Moishe deutete an zu seinem Wagen vorgehen zu wollen um Tjara die Karte auszuhändigen und um ihr zu zeigen wo das Jagdgebiet ihres Clans und der Gäste war.
"Darf ich annehmen das Sie sich im Rang eines Neugeborenen befinden oder täusche ich mich in dieser Annahme?"
 
[Tjarma ist ein hübscher Freudscher, aber die Dame heißt Tjara(isländisch für Engel der Zukunft)]
"Ich danke Ihnen vielmals, mit den Wölfen will ich mich ganz bestimmt nicht anlegen." Tjara folgte Moishe zu seinem Wagen. In ihrer Stimme lag Ehrlichkeit und echte Dankbarkeit. Sie reiste jetzt seit fast 30 Jahren durch Europa, die Gefahr der Wolflinge war ihr wohlbekannt, obwohl sie in ihrer Heimat Island so gut wie unbekannt waren.
"Können sie mir auch die Nummer der Primogena geben? Und ja, ich bin vom Rang einer Neugeborenen, verzeihen Sie, dass ich das noch nicht erwähnt habe."
 
"Spielt keine Rolle, wir kannten einander ja nicht, ich bin da nicht kleinlich. Es gibt wichtigere Dinge als das man sich über so etwas aufregen muss."
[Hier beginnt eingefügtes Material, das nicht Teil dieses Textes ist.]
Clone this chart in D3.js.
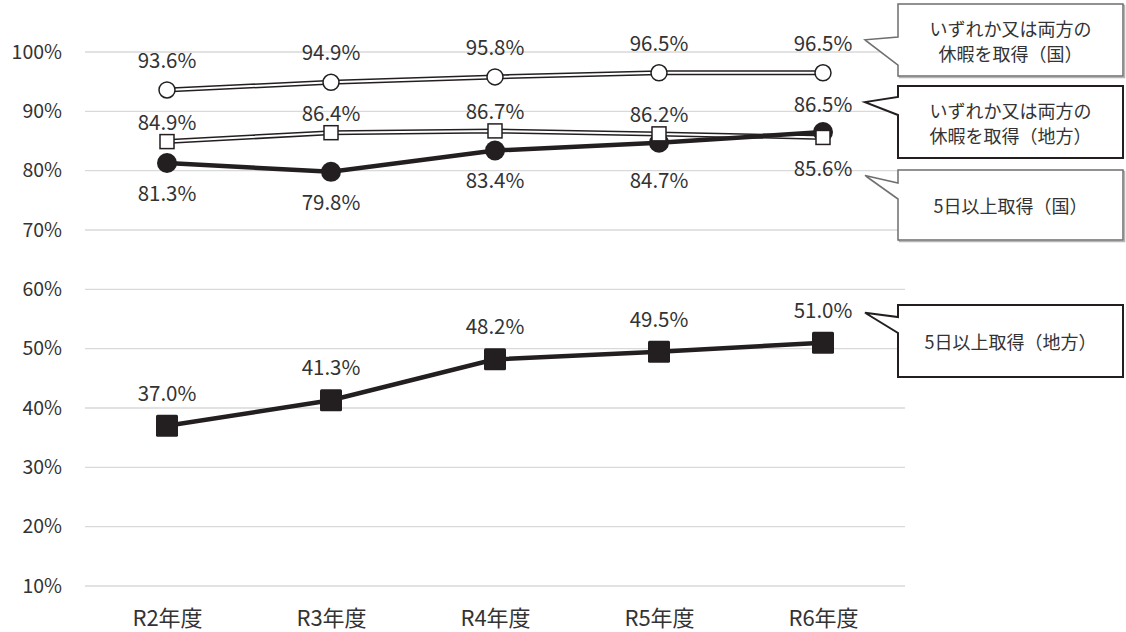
<!DOCTYPE html>
<html>
<head>
<meta charset="utf-8">
<script src="https://cdn.jsdelivr.net/npm/d3@7"></script>
<style>
body { margin: 0; background: #fff; }
svg { display: block; font-family: "Noto Sans CJK JP", "Noto Sans", sans-serif; }
</style>
</head>
<body>
<script>
// data
const categories = ["R2年度", "R3年度", "R4年度", "R5年度", "R6年度"];
const bothNational = [93.6, 94.9, 95.8, 96.5, 96.5];
const bothLocal = [84.9, 86.4, 86.7, 86.2, 85.6];
const fiveNational = [81.3, 79.8, 83.4, 84.7, 86.5];
const fiveLocal = [37.0, 41.3, 48.2, 49.5, 51.0];
const yTicks = [10, 20, 30, 40, 50, 60, 70, 80, 90, 100];
const calloutTexts = [
	["いずれか又は両方の", "休暇を取得（国）"],
	["いずれか又は両方の", "休暇を取得（地方）"],
	["5日以上取得（国）"],
	["5日以上取得（地方）"]
];

const width = 1126, height = 632;
const ink = "#231f20", textCol = "#333";

const svg = d3.select("body").append("svg")
	.attr("width", width).attr("height", height);

const x = d3.scalePoint().domain(categories).range([85, 905]).padding(0.5);
const y = d3.scaleLinear().domain([10, 100]).range([586, 52]);

// grid
svg.append("g").selectAll("line").data(yTicks).enter().append("line")
	.attr("x1", 85).attr("x2", 905)
	.attr("y1", d => y(d)).attr("y2", d => y(d))
	.attr("stroke", "#d9d9d9").attr("stroke-width", 1.3);

// y axis
const yAxis = svg.append("g").attr("transform", "translate(85,0)")
	.call(d3.axisLeft(y).tickValues(yTicks).tickFormat(d => d + "%").tickSize(0).tickPadding(23));
yAxis.select(".domain").remove();
yAxis.selectAll("text").attr("font-size", 19.5).attr("fill", textCol)
	.attr("font-family", "'Noto Sans CJK JP', sans-serif");

// x axis
const xAxis = svg.append("g").attr("transform", "translate(0,586)")
	.call(d3.axisBottom(x).tickSize(0).tickPadding(24));
xAxis.select(".domain").remove();
xAxis.selectAll("text").attr("font-size", 22).attr("fill", textCol)
	.attr("font-family", "'Noto Sans CJK JP', sans-serif");

const line = d3.line().x((d, i) => x(categories[i])).y(d => y(d));

// double lines (outlined white)
[bothNational, bothLocal].forEach(function(s){
	svg.append("path").datum(s).attr("d", line).attr("fill", "none")
		.attr("stroke", ink).attr("stroke-width", 5);
	svg.append("path").datum(s).attr("d", line).attr("fill", "none")
		.attr("stroke", "#fff").attr("stroke-width", 2);
});
// thick lines
[fiveNational, fiveLocal].forEach(function(s){
	svg.append("path").datum(s).attr("d", line).attr("fill", "none")
		.attr("stroke", ink).attr("stroke-width", 4.5);
});

// markers
svg.append("g").selectAll("circle").data(fiveNational).enter().append("circle")
	.attr("cx", (d, i) => x(categories[i])).attr("cy", d => y(d))
	.attr("r", 10).attr("fill", ink);
svg.append("g").selectAll("rect").data(fiveLocal).enter().append("rect")
	.attr("x", (d, i) => x(categories[i]) - 11).attr("y", d => y(d) - 11)
	.attr("width", 22).attr("height", 22).attr("rx", 1.5).attr("fill", ink);
svg.append("g").selectAll("rect").data(bothLocal).enter().append("rect")
	.attr("x", (d, i) => x(categories[i]) - 7).attr("y", d => y(d) - 7)
	.attr("width", 14).attr("height", 14)
	.attr("fill", "#fff").attr("stroke", ink).attr("stroke-width", 1.5);
svg.append("g").selectAll("circle").data(bothNational).enter().append("circle")
	.attr("cx", (d, i) => x(categories[i])).attr("cy", d => y(d))
	.attr("r", 8).attr("fill", "#fff").attr("stroke", ink).attr("stroke-width", 1.5);

// data labels
function labels(series, offset){
	svg.append("g").selectAll("text").data(series).enter().append("text")
		.attr("x", (d, i) => x(categories[i]))
		.attr("y", (d, i) => y(d) + offset(i))
		.attr("text-anchor", "middle").attr("dominant-baseline", "central")
		.attr("font-size", 20.5).attr("fill", textCol)
		.text(d => d.toFixed(1) + "%");
}
labels(bothNational, i => -31);
labels(bothLocal, i => i == 4 ? 30 : -21);
labels(fiveNational, i => i == 4 ? -29 : (i == 3 ? 36 : 29));
labels(fiveLocal, i => -34);

// callouts
const boxes = [
	{top: 4, bottom: 76, j1: 37, j2: 65, ty: y(bothNational[4]) - 33, heavy: false},
	{top: 86, bottom: 158, j1: 97, j2: 115, ty: y(fiveNational[4]) - 30, heavy: true},
	{top: 170, bottom: 240, j1: 183, j2: 199, ty: y(bothLocal[4]) + 38, heavy: false},
	{top: 305, bottom: 377, j1: 317, j2: 333, ty: y(fiveLocal[4]) - 30, heavy: true}
];
const bl = 898, br = 1123;
const tx = x(categories[4]) + 42;
boxes.forEach(function(b, k){
	const p = `M${bl},${b.top} L${br},${b.top} L${br},${b.bottom} L${bl},${b.bottom} L${bl},${b.j2} L${tx},${b.ty} L${bl},${b.j1} Z`;
	if (!b.heavy) {
		svg.append("path").attr("d", p).attr("transform", "translate(1.5,1.5)")
			.attr("fill", "none").attr("stroke", "#b5b5b5").attr("stroke-width", 1.5);
	}
	svg.append("path").attr("d", p).attr("fill", "#fff")
		.attr("stroke", b.heavy ? ink : "#6e6e6e").attr("stroke-width", b.heavy ? 2 : 1.5)
		.attr("stroke-linejoin", "miter");
	const lines = calloutTexts[k];
	const cy = (b.top + b.bottom) / 2;
	lines.forEach(function(t, j){
		svg.append("text").attr("x", (bl + br) / 2)
			.attr("y", cy + (j - (lines.length - 1) / 2) * 25)
			.attr("text-anchor", "middle").attr("dominant-baseline", "central")
			.attr("font-size", 18).attr("fill", textCol).text(t);
	});
});
</script>
</body>
</html>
Moishes Wagen war ein neues silbergraues Modell der Marke Jaguar, der aber durchaus benutzt wirkte. Im Innenraum lag eine halb zusammengelegte Karte von Finstertal die er auf die Kühlerhaube ausbreitete und der Gangrel kurz die verschiedenen Jagdgebiete aufzeigte und dann einen Überblick über das Gebiet der Garou gab.
Anschließend holte er einen Notizblock heraus und notierte aus dem Kopf die Rufnummer von Meyye, deren Namen er auch daneben notierte. "Hier erreichen Sie Ihre Primogena, wobei ich nicht weiss ob sie momentan Lust auf Gesellschaft hat."
Dann deutete Moishe noch einmal auf einen Punkt der Stadtkarte. "Das hier ist ebenfalls gesperrtes Gebiet - in dieser Mine geht ein böser Geist um, bitte halten Sie sich auch von dort fern, es könnte sonst sehr gefährlich für Sie sein. Ansonsten lege ich Ihnen als Treffpunkt das Hauptelysium, das Cafe de Trois als Anlaufstelle ans Herz. Man kann dort immer andere unserer Art treffen und auch die Damen hinter dem Tresen können Ihnen die ein oder andere Frage beantworten."
Auch diese Adresse nannte Moishe der Gangrel bevor er sich verabschiedete.
"Sie müssen mich nun entschuldigen - ich habe im Vorfeld der heutigen Zusammenkunft noch einiges zu tun. Es war mir ein vergnügen Sie kennenzulernen und freue mich schon darauf unsere Bekanntschaft in den kommenden Nächten zu vertiefen. Wenn Sie in den nächsten Nächten Probbleme haben und noch keinen Kontakt zu Ihrer Primogena herstellen konnten rufen Sie mich an."
Moishe reichte eine goldgeprägte Visitenkarte auf teurem Papier weiter an Tjara.
"Ich werde der neuen Stadtführung von Ihrer Ankunft berichten und Ihren Besuch morgen Nacht avisieren. Ich wünsche Ihnen einen angenehmen Aufenthalt in Finstertal."
 
Tjara nahm Meyyes Nummer und die Visitenkarte dankend entgegen. Sie prägte sich die verbotenen Gebiete und den Standort des Cafe de Trois gut ein.
"Vielen Dank für ihre Hilfe. Dann werde ich mich jetzt zum Cafe aufmachen und hier morgen wieder vorbeischauen. Ich wünsche Ihnen eine erfolgreiche Nacht. Auf Wiedersehen."
Dann machte sie sich zu Fuß auf den Weg. Währenddessen zückte sie ihr Handy und schrieb ihrer Primogena eine Nachricht.
"Hallo, bin gerade in der Stadt angekommen und du wurdest mir vom Sheriff als Primogena genannt. Zeit auf ein Schwätzchen? Gruß Tjara"
Ihren Nachnamen behielt sie erst einmal für sich. Wenn diese Meyye sich mit isländischen Traditionen auskannte, wäre es sonst möglich, das sie ihr allein deshalb nicht antwortete. Und ich möchte sie selber kennenlernen und nicht nur als das Child ihrer Rivalin, oder wie auch immer man das Verhältnis charakterisieren soll.